One relates to starting times for baggage handling staff and the other relates to cabin crew serving on trans-Atlantic routes. The airline has said it will only attend Labour Court talks on the cabin crew issue if the outcome is binding. Mr Walsh told the NIB that before the 14.9 per cent shareholding could be transferred, the airline was required to confirm to Government that the terms of last survival plan were being implemented.
The company is meanwhile progressing its plan to reduce the airline's staff numbers by 1,325. However union opposition continues to be strong.
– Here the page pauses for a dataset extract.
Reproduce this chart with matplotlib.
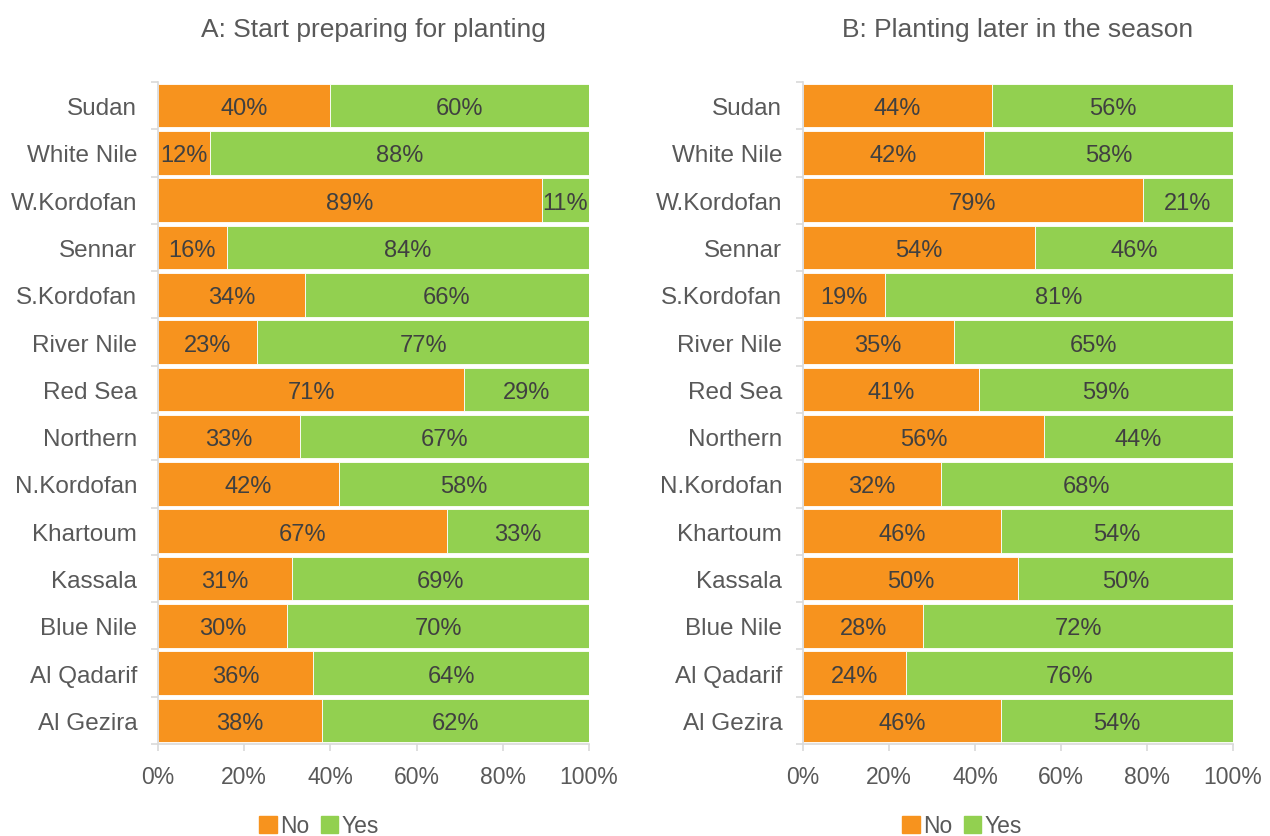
import numpy as np
import matplotlib.pyplot as plt
from matplotlib.patches import Patch

plt.rcParams["font.family"] = ["Liberation Sans", "DejaVu Sans"]

states = ["Sudan", "White Nile", "W.Kordofan", "Sennar", "S.Kordofan",
          "River Nile", "Red Sea", "Northern", "N.Kordofan", "Khartoum",
          "Kassala", "Blue Nile", "Al Qadarif", "Al Gezira"]

# percent answering "No" and "Yes"
prep_no = [40, 12, 89, 16, 34, 23, 71, 33, 42, 67, 31, 30, 36, 38]
prep_yes = [60, 88, 11, 84, 66, 77, 29, 67, 58, 33, 69, 70, 64, 62]
late_no = [44, 42, 79, 54, 19, 35, 41, 56, 32, 46, 50, 28, 24, 46]
late_yes = [56, 58, 21, 46, 81, 65, 59, 44, 68, 54, 50, 72, 76, 54]

titles = ["A: Start preparing for planting", "B: Planting later in the season"]

ORANGE = "#F7931E"
GREEN = "#92D050"
TXT = "#404040"
LBL = "#595959"
AXC = "#D9D9D9"


def draw_panel(ax, no, yes, title):
    y = np.arange(len(states))
    no = np.array(no)
    yes = np.array(yes)
    ax.barh(y, no, height=0.92, color=ORANGE, edgecolor="white", linewidth=0.6)
    ax.barh(y, yes, left=no, height=0.92, color=GREEN, edgecolor="white", linewidth=0.6)
    for i in range(len(states)):
        ax.text(no[i] / 2, y[i], f"{no[i]}%", ha="center", va="center_baseline",
                fontsize=17, color=TXT)
        ax.text(no[i] + yes[i] / 2, y[i], f"{yes[i]}%", ha="center",
                va="center_baseline", fontsize=17, color=TXT)

    ax.set_xlim(0, 100)
    ax.set_ylim(len(states) - 0.5, -0.5)
    ax.set_yticks(y)
    ax.set_yticklabels(states, fontsize=17.5, color=LBL)
    ax.set_yticks(np.arange(-0.5, len(states)), minor=True)
    ax.tick_params(axis="y", which="major", length=0, pad=15)
    ax.tick_params(axis="y", which="minor", length=5, color=AXC, width=1.2)
    ax.set_xticks(np.arange(0, 101, 20))
    ax.set_xticklabels([f"{v}%" for v in range(0, 101, 20)], fontsize=16.5, color=LBL)
    ax.tick_params(axis="x", length=5, color=AXC, width=1.2, pad=10)
    for s in ["top", "right"]:
        ax.spines[s].set_visible(False)
    for s in ["left", "bottom"]:
        ax.spines[s].set_color(AXC)
        ax.spines[s].set_linewidth(1.2)
    ax.set_title(title, fontsize=19, color=LBL, pad=33)


fig = plt.figure(figsize=(12.7, 8.37), dpi=100)
ax1 = fig.add_axes([158 / 1270, 1 - 745 / 837, 431 / 1270, 662 / 837])
ax2 = fig.add_axes([803 / 1270, 1 - 745 / 837, 430 / 1270, 662 / 837])

draw_panel(ax1, prep_no, prep_yes, titles[0])
draw_panel(ax2, late_no, late_yes, titles[1])

handles = [Patch(color=ORANGE, label="No"), Patch(color=GREEN, label="Yes")]
for cx in [319 / 1270, 962 / 1270]:
    fig.legend(handles=handles, loc="center", bbox_to_anchor=(cx, 1 - 827 / 837),
               ncol=2, frameon=False, fontsize=16.5, handlelength=0.75,
               handleheight=0.75, handletextpad=0.15, columnspacing=0.5,
               labelcolor=LBL, borderpad=0.1)

fig.savefig("out.png", dpi=100)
Yesterday about 70 members of the airline's catering staff, who are likely to face the deepest cuts, held a meeting in the SIPTU offices in Dublin.
The meeting was described by sources as extremely tense with some workers accusing the union of not doing enough to prevent the plan.
Last week the unions revealed that their opening negotiating position in any redundancy talks will be nine weeks of pay for every year of service. However some union members do not support the union entering into any talks in relation to a redundancy package.
According to internal company figures the catering operation, which is currently staffed by about 250 people, is due to only employ nine staff by 2007.
In another development the results of a SIPTU ballot on potential industrial action at Aer Lingus will be known today. The union describes the vote as a "protective ballot" which will only be implemented if the airline tries to force through restructuring.